In this culturally fractured moment, the buzz is suddenly about connection.
A Facebook film serves as a metaphor for political columnists while Jon Stewart uses a 1976 movie with half its title in calling for a Rally to Restore Sanity.
Is America “mad as hell and not going to take it anymore” or a huge circle of Friends creating digital democracy and instant political giants? Or, if you look closer, something new and grotesque?
The original “Network” was a howl of pain by my classmate Paddy Chayevsky over a world in which human decency was disappearing down a media drain. His angry anchorman doesn’t start a revolution. He is milked for profit by an amoral corporation that then has him killed on camera when he stops delivering.
“The Social Network,” as befitting our times, is more complex. David Brooks notes that its protagonist is not “a bad person.
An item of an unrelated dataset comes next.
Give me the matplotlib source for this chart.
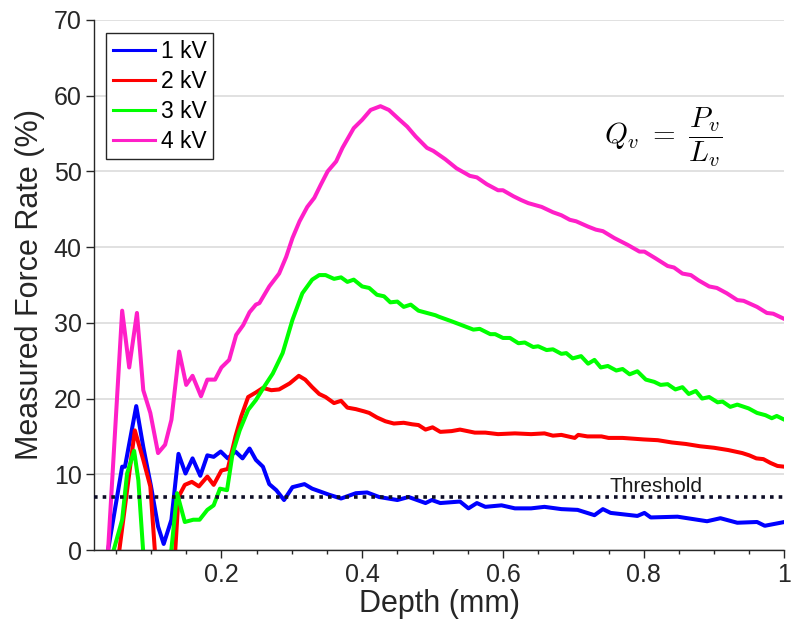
import matplotlib
matplotlib.use('Agg')
import matplotlib.pyplot as plt
from matplotlib.ticker import MultipleLocator

plt.rcParams['font.family'] = ['Liberation Sans', 'DejaVu Sans']
plt.rcParams['mathtext.fontset'] = 'cm'

# 数据
x_1kv = [0.039, 0.059, 0.063, 0.079, 0.089, 0.100, 0.110, 0.118, 0.129, 0.139, 0.149, 0.159,
         0.170, 0.180, 0.189, 0.199, 0.209, 0.220, 0.230, 0.240, 0.249, 0.259, 0.268, 0.278,
         0.289, 0.301, 0.318, 0.329, 0.353, 0.370, 0.391, 0.407, 0.424, 0.450, 0.466, 0.490,
         0.499, 0.511, 0.539, 0.551, 0.563, 0.575, 0.598, 0.617, 0.640, 0.659, 0.683, 0.706,
         0.730, 0.742, 0.753, 0.791, 0.801, 0.810, 0.848, 0.890, 0.909, 0.933, 0.961, 0.972, 1.0]
y_1kv = [0.0, 11.0, 11.0, 19.0, 13.6, 8.4, 3.1, 0.8, 4.0, 12.7, 10.1, 12.1,
         9.8, 12.5, 12.3, 13.0, 12.1, 13.0, 12.1, 13.4, 11.9, 11.0, 8.7, 7.9,
         6.6, 8.3, 8.7, 8.1, 7.3, 6.8, 7.5, 7.6, 7.0, 6.6, 7.0, 6.2,
         6.6, 6.2, 6.4, 5.5, 6.2, 5.7, 5.9, 5.5, 5.5, 5.7, 5.4, 5.3,
         4.6, 5.4, 4.9, 4.5, 4.9, 4.3, 4.4, 3.8, 4.2, 3.6, 3.7, 3.2, 3.7]

x_2kv = [0.055, 0.077, 0.089, 0.099, 0.113, 0.128, 0.139, 0.148, 0.158, 0.168, 0.180, 0.189,
         0.200, 0.209, 0.220, 0.228, 0.238, 0.249, 0.259, 0.271, 0.282, 0.297, 0.310, 0.319,
         0.329, 0.339, 0.348, 0.360, 0.370, 0.379, 0.391, 0.403, 0.410, 0.421, 0.433, 0.445,
         0.459, 0.471, 0.480, 0.490, 0.500, 0.511, 0.527, 0.539, 0.560, 0.575, 0.593, 0.617,
         0.640, 0.659, 0.671, 0.683, 0.702, 0.707, 0.72, 0.74, 0.75, 0.77, 0.80, 0.82,
         0.84, 0.86, 0.88, 0.90, 0.92, 0.94, 0.95, 0.96, 0.97, 0.98, 0.99, 1.0]
y_2kv = [0.0, 15.8, 11.9, 8.4, -10.0, -10.0, 7.0, 8.6, 9.0, 8.4, 9.7, 8.6,
         10.5, 10.7, 15.0, 17.6, 20.2, 20.8, 21.4, 21.1, 21.2, 22.0, 23.0, 22.5,
         21.5, 20.6, 20.2, 19.4, 19.7, 18.8, 18.6, 18.3, 18.1, 17.5, 17.0, 16.7,
         16.8, 16.6, 16.5, 15.9, 16.2, 15.6, 15.7, 15.9, 15.5, 15.5, 15.3, 15.4,
         15.3, 15.4, 15.1, 15.2, 14.8, 15.2, 15.0, 15.0, 14.8, 14.8, 14.6, 14.5,
         14.2, 14.0, 13.7, 13.5, 13.2, 12.8, 12.5, 12.1, 12.0, 11.5, 11.1, 11.0]

x_3kv = [0.047, 0.059, 0.066, 0.076, 0.082, 0.096, 0.118, 0.137, 0.148, 0.160, 0.169, 0.180,
         0.189, 0.198, 0.208, 0.216, 0.226, 0.238, 0.249, 0.261, 0.273, 0.287, 0.301, 0.315,
         0.329, 0.339, 0.348, 0.360, 0.370, 0.379, 0.388, 0.400, 0.410, 0.421, 0.431, 0.440,
         0.450, 0.459, 0.469, 0.480, 0.504, 0.509, 0.527, 0.544, 0.558, 0.567, 0.582, 0.589,
         0.600, 0.610, 0.622, 0.631, 0.643, 0.650, 0.662, 0.671, 0.683, 0.690, 0.699, 0.711,
         0.721, 0.730, 0.739, 0.749, 0.761, 0.770, 0.780, 0.791, 0.803, 0.815, 0.824, 0.834,
         0.845, 0.855, 0.864, 0.874, 0.883, 0.893, 0.905, 0.912, 0.923, 0.933, 0.949, 0.961,
         0.973, 0.982, 0.989, 1.0]
y_3kv = [0.0, 4.0, 10.1, 13.1, 9.2, -10.0, -10.0, 7.5, 3.7, 4.0, 4.0, 5.3,
         5.9, 8.1, 7.9, 12.8, 15.8, 18.5, 19.8, 21.6, 23.3, 26.0, 30.4, 33.9,
         35.7, 36.3, 36.3, 35.8, 36.0, 35.4, 35.7, 34.8, 34.6, 33.7, 33.5, 32.7,
         32.8, 32.1, 32.4, 31.6, 31.0, 30.8, 30.2, 29.6, 29.1, 29.2, 28.5, 28.5,
         28.0, 28.0, 27.3, 27.4, 26.8, 26.9, 26.4, 26.5, 25.9, 26.0, 25.3, 25.6,
         24.6, 25.1, 24.1, 24.3, 23.7, 23.9, 23.2, 23.6, 22.5, 22.2, 21.8, 21.9,
         21.2, 21.5, 20.6, 21.0, 20.0, 20.2, 19.5, 19.6, 18.9, 19.2, 18.7, 18.1,
         17.8, 17.4, 17.7, 17.2]

x_4kv = [0.039, 0.059, 0.069, 0.080, 0.089, 0.099, 0.110, 0.120, 0.129, 0.140, 0.150, 0.159,
         0.171, 0.180, 0.191, 0.200, 0.211, 0.221, 0.231, 0.240, 0.249, 0.254, 0.268, 0.282,
         0.292, 0.301, 0.311, 0.322, 0.332, 0.341, 0.351, 0.363, 0.372, 0.388, 0.400, 0.412,
         0.426, 0.438, 0.452, 0.464, 0.476, 0.492, 0.501, 0.518, 0.534, 0.553, 0.563, 0.577,
         0.593, 0.600, 0.615, 0.626, 0.636, 0.655, 0.671, 0.683, 0.695, 0.704, 0.721, 0.732,
         0.742, 0.758, 0.777, 0.794, 0.801, 0.817, 0.834, 0.843, 0.855, 0.867, 0.878, 0.893,
         0.904, 0.918, 0.933, 0.942, 0.961, 0.975, 0.984, 1.0]
y_4kv = [0.0, 31.6, 24.1, 31.3, 21.1, 18.1, 12.8, 13.9, 17.2, 26.2, 21.8, 23.0,
         20.3, 22.5, 22.5, 24.1, 25.1, 28.4, 29.7, 31.4, 32.4, 32.6, 34.8, 36.5,
         38.7, 41.2, 43.4, 45.3, 46.5, 48.2, 50.0, 51.3, 53.1, 55.7, 56.8, 58.1,
         58.6, 58.1, 56.9, 55.9, 54.6, 53.1, 52.7, 51.6, 50.4, 49.4, 49.2, 48.3,
         47.5, 47.5, 46.7, 46.2, 45.8, 45.3, 44.6, 44.2, 43.6, 43.4, 42.7, 42.3,
         42.1, 41.2, 40.3, 39.4, 39.4, 38.5, 37.5, 37.3, 36.5, 36.3, 35.6, 34.8,
         34.6, 33.9, 33.0, 32.9, 32.1, 31.3, 31.2, 30.5]

labels = ['1 kV', '2 kV', '3 kV', '4 kV']
colors = ['#0000ff', '#ff0000', '#00ff00', '#ff1fc8']
threshold = 7.0

fig = plt.figure(figsize=(7.92, 6.4), dpi=100)
ax = fig.add_axes([0.1187, 0.1406, 0.8718, 0.8284])

series = [(x_1kv, y_1kv), (x_2kv, y_2kv), (x_3kv, y_3kv), (x_4kv, y_4kv)]
for (xs, ys), lab, c in zip(series, labels, colors):
    ax.plot(xs, ys, color=c, lw=2.9, label=lab, solid_joinstyle='round')

ax.axhline(threshold, color='#0d0d26', lw=2.6, linestyle=(0, (1, 1.4)), zorder=5)
ax.text(0.818, 7.6, 'Threshold', fontsize=15, ha='center', va='baseline', color='#1a1a1a')
ax.text(0.828, 54.5, r'$Q_v\ =\ \dfrac{P_v}{L_v}$', fontsize=21, ha='center', va='center')

ax.set_xlim(0.019, 1.0)
ax.set_ylim(0, 70)
ax.set_xticks([0.2, 0.4, 0.6, 0.8, 1.0])
ax.set_xticklabels(['0.2', '0.4', '0.6', '0.8', '1'])
ax.xaxis.set_minor_locator(MultipleLocator(0.05))
ax.set_yticks(range(0, 71, 10))
ax.yaxis.grid(True, color='#dcdcdc', lw=1.2)
ax.set_axisbelow(True)

for s in ['top', 'right']:
    ax.spines[s].set_visible(False)
for s in ['left', 'bottom']:
    ax.spines[s].set_color('#262626')
    ax.spines[s].set_linewidth(1.0)

ax.tick_params(axis='both', which='major', labelsize=18, colors='#262626', length=5.5, width=1.0)
ax.tick_params(axis='x', which='minor', length=3, width=1.0, colors='#262626')
ax.set_xlabel('Depth (mm)', fontsize=22, color='#262626', labelpad=2)
ax.set_ylabel('Measured Force Rate (%)', fontsize=22, color='#262626', labelpad=6)

leg = ax.legend(loc='upper left', bbox_to_anchor=(0.017, 0.975), borderaxespad=0,
                fontsize=16.5, handlelength=1.85, handletextpad=0.25, labelspacing=0.3,
                borderpad=0.3, fancybox=False, framealpha=1)
leg.get_frame().set_edgecolor('#262626')
leg.get_frame().set_linewidth(1.0)
for line in leg.get_lines():
    line.set_linewidth(2.2)

plt.savefig('out.png', dpi=100)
He’s just never been house-trained…raised in a culture reticent to talk about social and moral conduct…becomes a global business star without getting a first-grade education in interaction.”
The picture, Maureen Dowd adds, “unfolds with mythic sweep, telling the most compelling story of all, the one I cover every day in politics: What happens when the powerless become powerful and the powerful become powerless?”
In this atmosphere, the nominal political bigwigs are toppled from thrones, only to be replaced by the same kind of faceless big-money powers behind them that pulled the strings in Chayevsky’s time.